- Church: Church of England
- Metropolitan bishop: Archbishop of Canterbury
- Cathedral: Canterbury Cathedral
- Dioceses: 30

= Province of Canterbury =

Ecclesiastical province of the Church of England

The Province of Canterbury, or less formally the Southern Province, is one of two ecclesiastical provinces which constitute the Church of England (the other is the Province of York). Canterbury province covers 30 dioceses in southern and central England and its metropolitan is the Archbishop of Canterbury.

==Overview==
The Province consists of 30 dioceses, covering roughly two-thirds of England, parts of Wales, all of the Channel Islands and continental Europe, Morocco, Turkey, Mongolia and the territory of the former Soviet Union (under the jurisdiction of the Diocese of Gibraltar in Europe).

The Province previously also covered all of Wales but lost most of its jurisdiction in 1920, when the then four dioceses of the Church in Wales were disestablished and separated from Canterbury to form a distinct ecclesiastical province of the Anglican Communion. The Province of Canterbury retained jurisdiction over eighteen areas of Wales that were defined as part of "border parishes", parishes whose ecclesiastical boundaries straddled the temporal boundary between England and Wales, that elected to remain part of the Church of England in the 1915–1916 Church of England border polls.

The Province of Canterbury's metropolitan bishop is the Archbishop of Canterbury who also oversees the Falkland Islands, an extraprovincial parish.

==Provincial chapter==
Bishops of the Southern Province meet in Chapter, in which the episcopal roles (those of Bishops) are analogous to those within a Cathedral Chapter.

In the 19th century, Edward White Benson, Archbishop of Canterbury, discussed with the Bishop of Winchester and others the role of the Bishop of Winchester within the Chapter. Lambeth Palace librarian Samuel Kershaw uncovered documents in which the Bishop of Winchester was Sub-Dean and the Bishop of Lincoln Chancellor, and others in which Winchester was Chancellor and Lincoln Vice-Chancellor. Benson ruled that the Bishop of Winchester would be Chancellor of the province and additionally Sub-Dean only during a vacancy in the see of London (Dean of the province).

Besides the Archbishop of Canterbury (Metropolitan and Primate), the officers of the chapter are:
- Bishop of London – Dean
- Bishop of Winchester – Chancellor (Dean during London sede vacante)
- Bishop of Lincoln – Vice-Chancellor
- Bishop of Salisbury – Precentor
- Bishop of Worcester – Chaplain
- Bishop of Rochester – Crucifer (Cross-Bearer).

Accordingly, at the confirmation ceremony following Justin Welby's election as Archbishop of Canterbury on 4 February 2013, these were, respectively: Richard Chartres, Tim Dakin, Christopher Lowson, Nick Holtam, John Inge, and James Langstaff.

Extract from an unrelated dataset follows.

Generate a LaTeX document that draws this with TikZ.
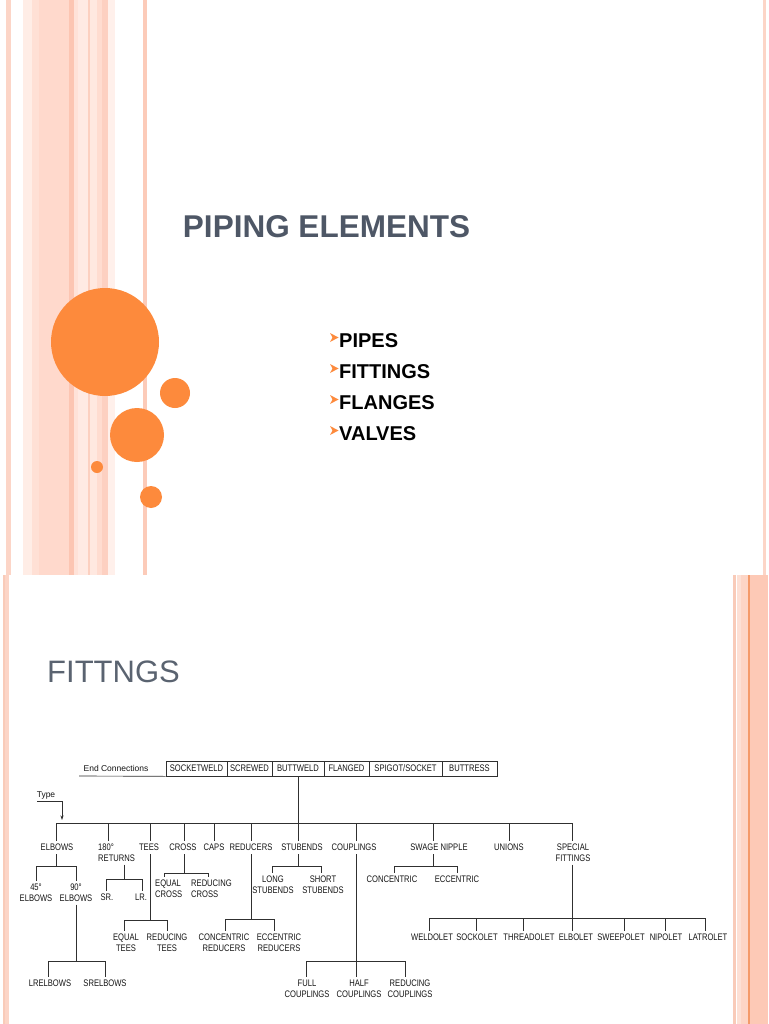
\documentclass[tikz,border=0pt]{standalone}
\usepackage{fontspec}
\setmainfont{Liberation Sans}
\newfontfamily\treefont[FakeStretch=0.8]{Liberation Sans}
\newfontfamily\plainsans{Liberation Sans}
\usetikzlibrary{arrows.meta}
\definecolor{pkA}{HTML}{FCD5C7}
\definecolor{pkB}{HTML}{FFEDE6}
\definecolor{pkC}{HTML}{FFE0D5}
\definecolor{pkD}{HTML}{FFD9CC}
\definecolor{pkE}{HTML}{FCC5B2}
\definecolor{pkF}{HTML}{FFE2D8}
\definecolor{pkG}{HTML}{FFEAE3}
\definecolor{pkH}{HTML}{FCD0C0}
\definecolor{pkI}{HTML}{FFE8E0}
\definecolor{pkJ}{HTML}{FFDCD0}
\definecolor{pkK}{HTML}{FDD0C1}
\definecolor{pkL}{HTML}{FFF0EB}
\definecolor{pkM}{HTML}{FCCBB9}
\definecolor{rpA}{HTML}{F9CBB9}
\definecolor{rpB}{HTML}{FDE0D5}
\definecolor{rpC}{HTML}{FDD5C6}
\definecolor{rpD}{HTML}{F49A6A}
\definecolor{rpE}{HTML}{FDC9B6}
\definecolor{dotc}{HTML}{FD8A3C}
\definecolor{titlec}{HTML}{4E5766}
\definecolor{fitc}{HTML}{5A6370}
\definecolor{ink}{HTML}{151515}
\definecolor{linec}{HTML}{303030}
\newcommand\mychev[2]{\fill[dotc] (#1,#2) -- ++(8.5,4.5) -- ++(-8.5,4.5) -- ++(2.5,-4.5) -- cycle;}
\begin{document}
\begin{tikzpicture}[x=1pt,y=-1pt,
  lbl/.style={font=\treefont\fontsize{9.5}{10.5}\selectfont, text=ink, inner xsep=1pt, inner ysep=3pt, align=center, anchor=north},
  lbll/.style={lbl, align=left, anchor=north west},
  conn/.style={draw=linec, line width=0.65pt},
  ebox/.style={draw=linec, line width=0.65pt, minimum height=15pt, inner sep=0pt, text=ink, font=\treefont\fontsize{9.5}{10.5}\selectfont},
  bul/.style={font=\bfseries\fontsize{20}{24}\selectfont, text=black, anchor=west, inner sep=0pt}
]
\useasboundingbox (0,0) rectangle (768,1024);
\fill[white] (0,0) rectangle (768,1024);
% ---------- top slide stripes ----------
\fill[pkA] (6,0) rectangle (11,575);
\fill[pkB] (23,0) rectangle (32,575);
\fill[pkC] (32,0) rectangle (39,575);
\fill[pkD] (39,0) rectangle (69,575);
\fill[pkE] (69,0) rectangle (74,575);
\fill[pkF] (74,0) rectangle (78,575);
\fill[pkG] (78,0) rectangle (88,575);
\fill[pkH] (88,0) rectangle (90,575);
\fill[pkI] (90,0) rectangle (97,575);
\fill[pkJ] (97,0) rectangle (102,575);
\fill[pkK] (102,0) rectangle (108,575);
\fill[pkL] (108,0) rectangle (115,575);
\fill[pkM] (143,0) rectangle (147,575);
\fill[pkA] (763,0) rectangle (766,575);
% ---------- circles ----------
\fill[dotc] (105,342) circle (54);
\fill[dotc] (175,393) circle (15);
\fill[dotc] (137,435) circle (27);
\fill[dotc] (97,467) circle (6);
\fill[dotc] (151,497) circle (11);
% ---------- top slide text ----------
\node[font=\bfseries\fontsize{31.5}{36}\selectfont, text=titlec, inner sep=0pt] (title) at (326.5,227) {PIPING ELEMENTS};
\mychev{330}{333}
\mychev{330}{364}
\mychev{330}{395}
\mychev{330}{426}
\node[bul] (b1) at (339,341) {PIPES};
\node[bul] (b2) at (339,372) {FITTINGS};
\node[bul] (b3) at (339,403) {FLANGES};
\node[bul] (b4) at (339,434) {VALVES};
% ---------- bottom slide stripes ----------
\fill[rpA] (3,575) rectangle (4.5,1024);
\fill[pkA] (5,575) rectangle (9,1024);
\fill[rpA] (733,575) rectangle (736,1024);
\fill[rpB] (737,575) rectangle (741,1024);
\fill[rpC] (741,575) rectangle (748,1024);
\fill[rpD] (748,575) rectangle (750,1024);
\fill[rpE] (750,575) rectangle (768,1024);
\node[font=\fontsize{31}{36}\selectfont, text=fitc, anchor=west, inner sep=0pt] (fitt) at (47,672) {FITTNGS};
% ---------- end connections ----------
\node[font=\plainsans\fontsize{8.5}{10}\selectfont, text=ink, inner sep=0pt] (endc) at (116,768) {End Connections};
\node[ebox, minimum width=61pt] (bsw) at (196.5,768.5) {SOCKETWELD};
\node[ebox, minimum width=45pt] (bsc) at (249.5,768.5) {SCREWED};
\node[ebox, minimum width=52pt] (bbw) at (298,768.5) {BUTTWELD};
\node[ebox, minimum width=45pt] (bfl) at (346.5,768.5) {FLANGED};
\node[ebox, minimum width=73pt] (bsp) at (405.5,768.5) {SPIGOT/SOCKET};
\node[ebox, minimum width=55pt] (bbt) at (469.5,768.5) {BUTTRESS};
\coordinate (ecl) at (79,776);
\draw[conn] (ecl) -- (bsw.south west);
% ---------- type ----------
\node[font=\plainsans\fontsize{8.5}{10}\selectfont, text=ink, inner sep=0pt] (type) at (46,795) {Type};
\coordinate (t-start) at (37,801);
\coordinate (t-corner) at (62,801);
\coordinate (t-end) at (62,820);
\draw[conn, -{Stealth[length=4.5pt,width=3pt]}] (t-start) -- (t-corner) -- (t-end);
% ---------- main bus ----------
\coordinate (b-elb) at (56,823);
\coordinate (b-ret) at (108,823);
\coordinate (b-tee) at (150,823);
\coordinate (b-cro) at (184,823);
\coordinate (b-cap) at (214,823);
\coordinate (b-red) at (251,823);
\coordinate (b-stu) at (298,823);
\coordinate (b-cou) at (356,823);
\coordinate (b-swa) at (433,823);
\coordinate (b-uni) at (509,823);
\coordinate (b-spe) at (572,823);
\draw[conn] (bbw.south) -- (b-stu);
\draw[conn] (b-elb) -- (b-spe);
\node[lbl] (elbows) at (57,841) {ELBOWS};
\node[lbll] (returns) at (97,841) {180°\\RETURNS};
\node[lbl] (tees) at (149,841) {TEES};
\node[lbl] (cross) at (183,841) {CROSS};
\node[lbl] (caps) at (214,841) {CAPS};
\node[lbl] (reducers) at (251,841) {REDUCERS};
\node[lbl] (stubends) at (302,841) {STUBENDS};
\node[lbl] (couplings) at (354,841) {COUPLINGS};
\node[lbl] (swage) at (439,841) {SWAGE NIPPLE};
\node[lbl] (unions) at (509,841) {UNIONS};
\node[lbl] (special) at (573,841) {SPECIAL\\FITTINGS};
\foreach \b/\n in {b-elb/elbows, b-ret/returns, b-tee/tees, b-cro/cross, b-cap/caps, b-red/reducers, b-stu/stubends, b-cou/couplings, b-swa/swage, b-uni/unions, b-spe/special}
  \draw[conn] (\b) -- (\b |- \n.north);
% ---------- elbows ----------
\coordinate (e-d) at (56,866);
\coordinate (e45-j) at (36,866);
\coordinate (e90-j) at (76,866);
\draw[conn] (e-d |- elbows.south) -- (e-d);
\draw[conn] (e45-j) -- (e90-j);
\node[lbl] (e45) at (36,881) {45°\\ELBOWS};
\node[lbl] (e90) at (76,881) {90°\\ELBOWS};
\draw[conn] (e45-j) -- (e45-j |- e45.north);
\draw[conn] (e90-j) -- (e90-j |- e90.north);
\coordinate (e90-d) at (76,961);
\coordinate (lr-j) at (48,961);
\coordinate (sr-j) at (105,961);
\draw[conn] (e90-d |- e90.south) -- (e90-d);
\draw[conn] (lr-j) -- (sr-j);
\node[lbl] (lrelb) at (50,977) {LRELBOWS};
\node[lbl] (srelb) at (105,977) {SRELBOWS};
\draw[conn] (lr-j) -- (lr-j |- lrelb.north);
\draw[conn] (sr-j) -- (sr-j |- srelb.north);
% ---------- returns ----------
\coordinate (r-d) at (124,879);
\coordinate (sr2-j) at (106,879);
\coordinate (lr2-j) at (142,879);
\draw[conn] (r-d |- returns.south) -- (r-d);
\draw[conn] (sr2-j) -- (lr2-j);
\node[lbl] (sr) at (107,891) {SR.};
\node[lbl] (lr) at (141,891) {LR.};
\draw[conn] (sr2-j) -- (sr2-j |- sr.north);
\draw[conn] (lr2-j) -- (lr2-j |- lr.north);
% ---------- tees ----------
\coordinate (t-d) at (150,920);
\coordinate (et-j) at (124,920);
\coordinate (rt-j) at (167,920);
\draw[conn] (t-d |- tees.south) -- (t-d);
\draw[conn] (et-j) -- (rt-j);
\node[lbl] (eqt) at (126,931) {EQUAL\\TEES};
\node[lbl] (redt) at (167,931) {REDUCING\\TEES};
\draw[conn] (et-j) -- (et-j |- eqt.north);
\draw[conn] (rt-j) -- (rt-j |- redt.north);
% ---------- cross ----------
\coordinate (c-d) at (184,873);
\coordinate (ec-j) at (164,873);
\coordinate (rc-j) at (208,873);
\draw[conn] (c-d |- cross.south) -- (c-d);
\draw[conn] (ec-j) -- (rc-j);
\node[lbll] (eqc) at (154,877) {EQUAL\\CROSS};
\node[lbll] (redc) at (190,877) {REDUCING\\CROSS};
\draw[conn] (ec-j) -- (ec-j |- eqc.north);
\draw[conn] (rc-j) -- (rc-j |- redc.north);
% ---------- reducers ----------
\coordinate (rd-d) at (251,919);
\coordinate (cr-j) at (225,919);
\coordinate (er-j) at (274,919);
\draw[conn] (rd-d |- reducers.south) -- (rd-d);
\draw[conn] (cr-j) -- (er-j);
\node[lbl] (conr) at (224,931) {CONCENTRIC\\REDUCERS};
\node[lbl] (eccr) at (279,931) {ECCENTRIC\\REDUCERS};
\draw[conn] (cr-j) -- (cr-j |- conr.north);
\draw[conn] (er-j) -- (er-j |- eccr.north);
% ---------- stubends ----------
\coordinate (s-d) at (298,866);
\coordinate (ls-j) at (272,866);
\coordinate (ss-j) at (321,866);
\draw[conn] (s-d |- stubends.south) -- (s-d);
\draw[conn] (ls-j) -- (ss-j);
\node[lbl] (longs) at (273,873) {LONG\\STUBENDS};
\node[lbl] (shorts) at (323,873) {SHORT\\STUBENDS};
\draw[conn] (ls-j) -- (ls-j |- longs.north);
\draw[conn] (ss-j) -- (ss-j |- shorts.north);
% ---------- couplings ----------
\coordinate (fc-j) at (306,961);
\coordinate (hc-j) at (356,961);
\coordinate (rcp-j) at (405,961);
\node[lbl] (fullc) at (307,977) {FULL\\COUPLINGS};
\node[lbl] (halfc) at (359,977) {HALF\\COUPLINGS};
\node[lbl] (redcp) at (410,977) {REDUCING\\COUPLINGS};
\draw[conn] (hc-j |- couplings.south) -- (hc-j |- halfc.north);
\draw[conn] (fc-j) -- (rcp-j);
\draw[conn] (fc-j) -- (fc-j |- fullc.north);
\draw[conn] (rcp-j) -- (rcp-j |- redcp.north);
% ---------- swage nipple ----------
\coordinate (sw-d) at (433,866);
\coordinate (cn-j) at (394,866);
\coordinate (ex-j) at (457,866);
\draw[conn] (sw-d |- swage.south) -- (sw-d);
\draw[conn] (cn-j) -- (ex-j);
\node[lbl] (conc) at (392,873) {CONCENTRIC};
\node[lbl] (ecc) at (457,873) {ECCENTRIC};
\draw[conn] (cn-j) -- (cn-j |- conc.north);
\draw[conn] (ex-j) -- (ex-j |- ecc.north);
% ---------- special fittings ----------
\coordinate (w-j) at (429,918);
\coordinate (so-j) at (476,918);
\coordinate (th-j) at (523,918);
\coordinate (el-j) at (572,918);
\coordinate (sw2-j) at (624,918);
\coordinate (ni-j) at (665,918);
\coordinate (la-j) at (705,918);
\draw[conn] (w-j) -- (la-j);
\node[lbl] (weld) at (432,931) {WELDOLET};
\node[lbl] (sock) at (477,931) {SOCKOLET};
\node[lbl] (thread) at (529,931) {THREADOLET};
\node[lbl] (elbo) at (576,931) {ELBOLET};
\node[lbl] (sweep) at (621,931) {SWEEPOLET};
\node[lbl] (nip) at (666,931) {NIPOLET};
\node[lbl] (latro) at (708,931) {LATROLET};
\draw[conn] (el-j |- special.south) -- (el-j |- elbo.north);
\foreach \b/\n in {w-j/weld, so-j/sock, th-j/thread, sw2-j/sweep, ni-j/nip, la-j/latro}
  \draw[conn] (\b) -- (\b |- \n.north);
\end{tikzpicture}
\end{document}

During the vacancy in the See of Canterbury following Justin Welby's resignation, Sarah Mullally (then Bishop of London) — in her capacity as Dean of the province — presided at the confirmation of Sophie Jelley's election to the See of Coventry at Lambeth Palace on 14 February 2025.

At the installation ceremony following Sarah Mullally's confirmation as Archbishop of Canterbury, on 25 March 2026, Philip Mounstephen fulfilled the Dean's role due to the sede vacante in London.

==Bishops qualifying as Lords Spiritual==

The Bishops of London and Winchester join the Archbishop and two from the northern province of England (York and Durham) in having ex officio (meaning by virtue of the office they hold, hence automatically) the right to sit in the House of Lords subject to keeping to certain constitutional conventions incumbent on Lords Spiritual requiring them to speak in an albeit often political, but clearly non-partisan manner, and not to participate in most party-whipped votes. Twenty-one other Church of England diocesan bishops, drawn from both provinces, form the other Lords Spiritual in the House of Lords.